WORK INSTRUCTIONS
Below are the records; extract from them the line containing "Write the matplotlib code for this chart." to the line containing "top_labels_a = ['-100', '-50', '0', '50', '100']", both lines included, exactly and with no pictures.

DATA PROVIDED

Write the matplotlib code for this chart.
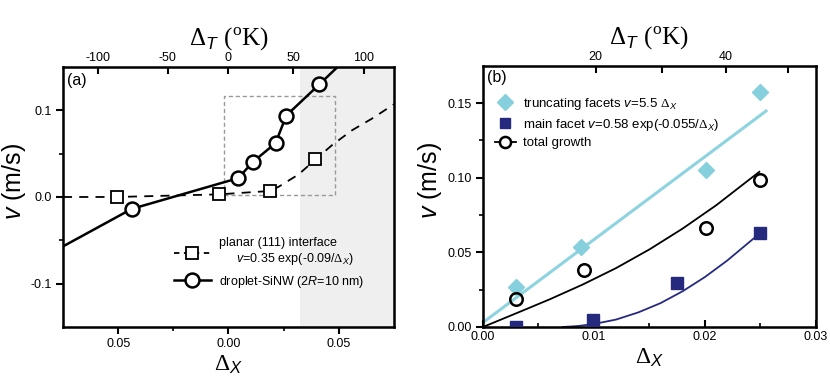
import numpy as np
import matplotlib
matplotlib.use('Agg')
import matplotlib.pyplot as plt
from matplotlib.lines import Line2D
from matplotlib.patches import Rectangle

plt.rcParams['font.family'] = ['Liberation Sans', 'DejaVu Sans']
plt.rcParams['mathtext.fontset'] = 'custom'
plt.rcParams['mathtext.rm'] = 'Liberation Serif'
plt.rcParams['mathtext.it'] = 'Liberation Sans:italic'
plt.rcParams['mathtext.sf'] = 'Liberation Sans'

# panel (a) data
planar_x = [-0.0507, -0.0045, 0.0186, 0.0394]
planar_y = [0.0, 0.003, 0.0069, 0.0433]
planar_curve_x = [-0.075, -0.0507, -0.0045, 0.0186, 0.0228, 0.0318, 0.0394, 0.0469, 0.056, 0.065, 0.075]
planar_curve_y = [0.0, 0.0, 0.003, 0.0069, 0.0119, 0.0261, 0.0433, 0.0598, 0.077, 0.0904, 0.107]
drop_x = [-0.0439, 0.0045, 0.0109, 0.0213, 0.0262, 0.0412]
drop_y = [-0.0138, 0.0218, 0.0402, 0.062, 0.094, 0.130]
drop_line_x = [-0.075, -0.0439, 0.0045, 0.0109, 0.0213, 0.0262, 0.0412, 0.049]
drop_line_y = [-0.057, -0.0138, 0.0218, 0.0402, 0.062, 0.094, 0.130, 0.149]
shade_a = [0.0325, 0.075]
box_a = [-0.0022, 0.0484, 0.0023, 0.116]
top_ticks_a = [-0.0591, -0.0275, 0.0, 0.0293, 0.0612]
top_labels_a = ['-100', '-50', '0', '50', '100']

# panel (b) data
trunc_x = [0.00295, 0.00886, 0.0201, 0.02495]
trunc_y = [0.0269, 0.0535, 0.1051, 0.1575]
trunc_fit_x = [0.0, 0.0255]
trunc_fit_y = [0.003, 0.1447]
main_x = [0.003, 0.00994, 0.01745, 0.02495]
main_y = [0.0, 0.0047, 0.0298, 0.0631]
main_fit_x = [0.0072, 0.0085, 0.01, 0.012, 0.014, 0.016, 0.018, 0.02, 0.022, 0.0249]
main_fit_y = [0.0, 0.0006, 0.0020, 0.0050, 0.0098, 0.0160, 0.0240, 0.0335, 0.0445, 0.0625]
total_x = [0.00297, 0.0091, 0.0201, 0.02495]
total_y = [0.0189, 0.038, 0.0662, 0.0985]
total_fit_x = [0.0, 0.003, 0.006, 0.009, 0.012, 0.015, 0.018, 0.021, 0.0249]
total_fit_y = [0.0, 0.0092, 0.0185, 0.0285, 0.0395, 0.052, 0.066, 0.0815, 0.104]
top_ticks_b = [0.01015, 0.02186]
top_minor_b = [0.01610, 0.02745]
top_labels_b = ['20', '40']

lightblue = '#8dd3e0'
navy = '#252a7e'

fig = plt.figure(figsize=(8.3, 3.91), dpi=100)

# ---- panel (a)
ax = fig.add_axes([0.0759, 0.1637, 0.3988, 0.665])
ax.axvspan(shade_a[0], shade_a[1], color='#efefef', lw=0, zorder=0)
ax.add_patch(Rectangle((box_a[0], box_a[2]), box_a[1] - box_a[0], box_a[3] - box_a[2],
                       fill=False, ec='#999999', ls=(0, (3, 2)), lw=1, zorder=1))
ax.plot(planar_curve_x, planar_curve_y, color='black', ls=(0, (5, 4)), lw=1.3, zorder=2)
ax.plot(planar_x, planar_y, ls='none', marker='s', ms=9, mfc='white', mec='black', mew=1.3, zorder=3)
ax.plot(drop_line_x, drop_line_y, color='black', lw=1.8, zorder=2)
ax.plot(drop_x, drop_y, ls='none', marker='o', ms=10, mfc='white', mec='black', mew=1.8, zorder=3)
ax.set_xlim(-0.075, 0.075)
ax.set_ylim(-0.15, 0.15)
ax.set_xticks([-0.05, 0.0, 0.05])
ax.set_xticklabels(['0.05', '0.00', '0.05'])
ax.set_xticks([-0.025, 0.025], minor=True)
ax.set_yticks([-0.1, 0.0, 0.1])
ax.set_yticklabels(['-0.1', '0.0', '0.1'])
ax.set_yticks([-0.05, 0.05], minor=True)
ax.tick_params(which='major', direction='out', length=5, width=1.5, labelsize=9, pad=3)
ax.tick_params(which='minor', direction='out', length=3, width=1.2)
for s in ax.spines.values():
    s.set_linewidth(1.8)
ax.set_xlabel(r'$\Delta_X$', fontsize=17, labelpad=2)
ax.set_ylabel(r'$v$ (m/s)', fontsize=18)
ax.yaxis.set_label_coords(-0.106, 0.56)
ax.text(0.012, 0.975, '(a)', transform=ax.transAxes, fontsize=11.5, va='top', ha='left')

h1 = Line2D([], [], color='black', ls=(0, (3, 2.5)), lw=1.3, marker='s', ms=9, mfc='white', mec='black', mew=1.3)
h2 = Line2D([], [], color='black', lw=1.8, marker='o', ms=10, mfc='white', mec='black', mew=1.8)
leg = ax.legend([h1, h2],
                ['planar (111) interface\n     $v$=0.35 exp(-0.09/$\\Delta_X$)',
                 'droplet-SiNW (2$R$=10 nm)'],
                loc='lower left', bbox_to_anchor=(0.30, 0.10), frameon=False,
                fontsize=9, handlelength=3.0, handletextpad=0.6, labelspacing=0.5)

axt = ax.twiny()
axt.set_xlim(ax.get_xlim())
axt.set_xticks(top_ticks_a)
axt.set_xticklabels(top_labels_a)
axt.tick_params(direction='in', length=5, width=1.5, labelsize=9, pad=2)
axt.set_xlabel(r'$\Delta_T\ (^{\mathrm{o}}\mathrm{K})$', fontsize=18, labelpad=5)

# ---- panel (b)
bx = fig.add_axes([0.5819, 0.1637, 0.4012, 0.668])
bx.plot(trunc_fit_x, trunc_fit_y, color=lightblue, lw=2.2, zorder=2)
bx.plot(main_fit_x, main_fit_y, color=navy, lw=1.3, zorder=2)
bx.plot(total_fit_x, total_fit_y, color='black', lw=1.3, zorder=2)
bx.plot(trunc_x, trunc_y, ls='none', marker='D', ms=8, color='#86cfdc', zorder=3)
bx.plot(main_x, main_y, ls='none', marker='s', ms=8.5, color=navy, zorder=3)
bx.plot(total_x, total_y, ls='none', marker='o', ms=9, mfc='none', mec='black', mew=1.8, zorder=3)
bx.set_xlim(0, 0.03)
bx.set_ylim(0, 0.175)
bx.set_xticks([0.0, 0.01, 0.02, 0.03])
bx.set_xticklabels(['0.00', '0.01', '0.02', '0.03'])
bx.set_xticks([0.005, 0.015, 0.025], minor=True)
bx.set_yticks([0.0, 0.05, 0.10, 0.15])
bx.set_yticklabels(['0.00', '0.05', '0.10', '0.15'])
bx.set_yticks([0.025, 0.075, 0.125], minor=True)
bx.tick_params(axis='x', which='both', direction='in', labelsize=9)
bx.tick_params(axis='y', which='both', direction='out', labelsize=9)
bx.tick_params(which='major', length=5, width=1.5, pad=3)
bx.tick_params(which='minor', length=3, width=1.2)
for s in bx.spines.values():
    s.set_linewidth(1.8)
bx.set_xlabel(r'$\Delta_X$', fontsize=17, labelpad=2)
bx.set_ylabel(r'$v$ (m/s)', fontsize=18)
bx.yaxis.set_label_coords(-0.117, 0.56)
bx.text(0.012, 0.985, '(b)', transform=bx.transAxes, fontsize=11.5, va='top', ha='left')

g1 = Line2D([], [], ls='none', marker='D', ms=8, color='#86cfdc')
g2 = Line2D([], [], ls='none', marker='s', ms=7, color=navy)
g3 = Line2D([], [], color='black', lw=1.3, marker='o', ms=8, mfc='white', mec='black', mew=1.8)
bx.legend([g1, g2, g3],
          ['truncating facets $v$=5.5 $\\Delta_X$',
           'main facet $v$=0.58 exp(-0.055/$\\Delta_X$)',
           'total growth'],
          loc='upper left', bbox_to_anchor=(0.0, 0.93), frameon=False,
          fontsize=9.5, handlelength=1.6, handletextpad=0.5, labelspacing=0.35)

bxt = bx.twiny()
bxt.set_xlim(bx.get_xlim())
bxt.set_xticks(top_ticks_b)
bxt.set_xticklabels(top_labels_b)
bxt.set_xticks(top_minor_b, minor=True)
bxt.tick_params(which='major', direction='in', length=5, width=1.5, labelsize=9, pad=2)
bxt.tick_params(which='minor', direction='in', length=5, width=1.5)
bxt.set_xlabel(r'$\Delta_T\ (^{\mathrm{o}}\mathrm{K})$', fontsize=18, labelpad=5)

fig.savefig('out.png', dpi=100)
...
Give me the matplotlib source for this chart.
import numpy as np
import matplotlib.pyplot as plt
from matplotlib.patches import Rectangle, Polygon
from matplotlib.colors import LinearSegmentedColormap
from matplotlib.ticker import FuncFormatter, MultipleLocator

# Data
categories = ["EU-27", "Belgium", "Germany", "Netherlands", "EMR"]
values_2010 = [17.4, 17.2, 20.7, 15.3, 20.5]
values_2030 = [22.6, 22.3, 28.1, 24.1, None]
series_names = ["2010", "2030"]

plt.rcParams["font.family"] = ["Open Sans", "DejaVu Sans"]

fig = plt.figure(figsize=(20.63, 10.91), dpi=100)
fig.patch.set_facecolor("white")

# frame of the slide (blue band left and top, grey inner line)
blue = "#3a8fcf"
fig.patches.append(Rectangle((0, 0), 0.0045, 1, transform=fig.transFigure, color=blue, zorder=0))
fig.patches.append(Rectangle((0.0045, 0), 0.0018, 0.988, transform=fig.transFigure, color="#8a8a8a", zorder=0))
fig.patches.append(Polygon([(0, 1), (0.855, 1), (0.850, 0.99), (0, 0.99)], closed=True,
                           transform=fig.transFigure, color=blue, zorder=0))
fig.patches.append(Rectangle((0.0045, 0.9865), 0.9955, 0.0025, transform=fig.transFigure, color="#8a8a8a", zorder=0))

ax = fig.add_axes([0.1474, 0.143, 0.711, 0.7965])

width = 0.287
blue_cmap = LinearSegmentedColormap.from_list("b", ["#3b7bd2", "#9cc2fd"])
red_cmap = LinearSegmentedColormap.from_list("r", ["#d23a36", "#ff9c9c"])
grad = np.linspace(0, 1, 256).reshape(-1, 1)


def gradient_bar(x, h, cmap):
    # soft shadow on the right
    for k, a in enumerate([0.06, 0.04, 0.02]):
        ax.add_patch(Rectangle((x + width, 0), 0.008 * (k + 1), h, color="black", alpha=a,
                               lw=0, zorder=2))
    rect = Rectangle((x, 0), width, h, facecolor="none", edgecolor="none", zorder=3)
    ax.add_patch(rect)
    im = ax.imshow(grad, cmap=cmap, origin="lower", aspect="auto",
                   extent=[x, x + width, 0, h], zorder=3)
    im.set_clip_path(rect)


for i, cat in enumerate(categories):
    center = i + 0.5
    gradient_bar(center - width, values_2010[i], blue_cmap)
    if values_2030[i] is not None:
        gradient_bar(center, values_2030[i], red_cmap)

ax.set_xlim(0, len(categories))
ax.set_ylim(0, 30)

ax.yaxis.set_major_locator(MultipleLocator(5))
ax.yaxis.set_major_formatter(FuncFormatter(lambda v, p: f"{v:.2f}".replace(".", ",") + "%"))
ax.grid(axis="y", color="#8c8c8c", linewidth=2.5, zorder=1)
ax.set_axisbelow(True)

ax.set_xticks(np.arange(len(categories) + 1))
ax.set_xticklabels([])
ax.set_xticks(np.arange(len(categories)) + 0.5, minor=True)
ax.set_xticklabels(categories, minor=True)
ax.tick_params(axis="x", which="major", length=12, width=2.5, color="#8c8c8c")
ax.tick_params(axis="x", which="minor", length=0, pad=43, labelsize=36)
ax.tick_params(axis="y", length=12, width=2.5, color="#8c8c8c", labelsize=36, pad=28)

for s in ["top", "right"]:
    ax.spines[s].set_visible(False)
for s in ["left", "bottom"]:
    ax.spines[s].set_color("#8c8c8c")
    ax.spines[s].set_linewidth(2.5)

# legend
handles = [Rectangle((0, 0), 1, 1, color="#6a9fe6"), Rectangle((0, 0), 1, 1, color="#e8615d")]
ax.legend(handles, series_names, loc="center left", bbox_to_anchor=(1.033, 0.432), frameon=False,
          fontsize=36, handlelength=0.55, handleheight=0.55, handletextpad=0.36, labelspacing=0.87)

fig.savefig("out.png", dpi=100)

ANSWER TO THIS TASK
Write the matplotlib code for this chart.
import numpy as np
import matplotlib
matplotlib.use('Agg')
import matplotlib.pyplot as plt
from matplotlib.lines import Line2D
from matplotlib.patches import Rectangle

plt.rcParams['font.family'] = ['Liberation Sans', 'DejaVu Sans']
plt.rcParams['mathtext.fontset'] = 'custom'
plt.rcParams['mathtext.rm'] = 'Liberation Serif'
plt.rcParams['mathtext.it'] = 'Liberation Sans:italic'
plt.rcParams['mathtext.sf'] = 'Liberation Sans'

# panel (a) data
planar_x = [-0.0507, -0.0045, 0.0186, 0.0394]
planar_y = [0.0, 0.003, 0.0069, 0.0433]
planar_curve_x = [-0.075, -0.0507, -0.0045, 0.0186, 0.0228, 0.0318, 0.0394, 0.0469, 0.056, 0.065, 0.075]
planar_curve_y = [0.0, 0.0, 0.003, 0.0069, 0.0119, 0.0261, 0.0433, 0.0598, 0.077, 0.0904, 0.107]
drop_x = [-0.0439, 0.0045, 0.0109, 0.0213, 0.0262, 0.0412]
drop_y = [-0.0138, 0.0218, 0.0402, 0.062, 0.094, 0.130]
drop_line_x = [-0.075, -0.0439, 0.0045, 0.0109, 0.0213, 0.0262, 0.0412, 0.049]
drop_line_y = [-0.057, -0.0138, 0.0218, 0.0402, 0.062, 0.094, 0.130, 0.149]
shade_a = [0.0325, 0.075]
box_a = [-0.0022, 0.0484, 0.0023, 0.116]
top_ticks_a = [-0.0591, -0.0275, 0.0, 0.0293, 0.0612]
top_labels_a = ['-100', '-50', '0', '50', '100']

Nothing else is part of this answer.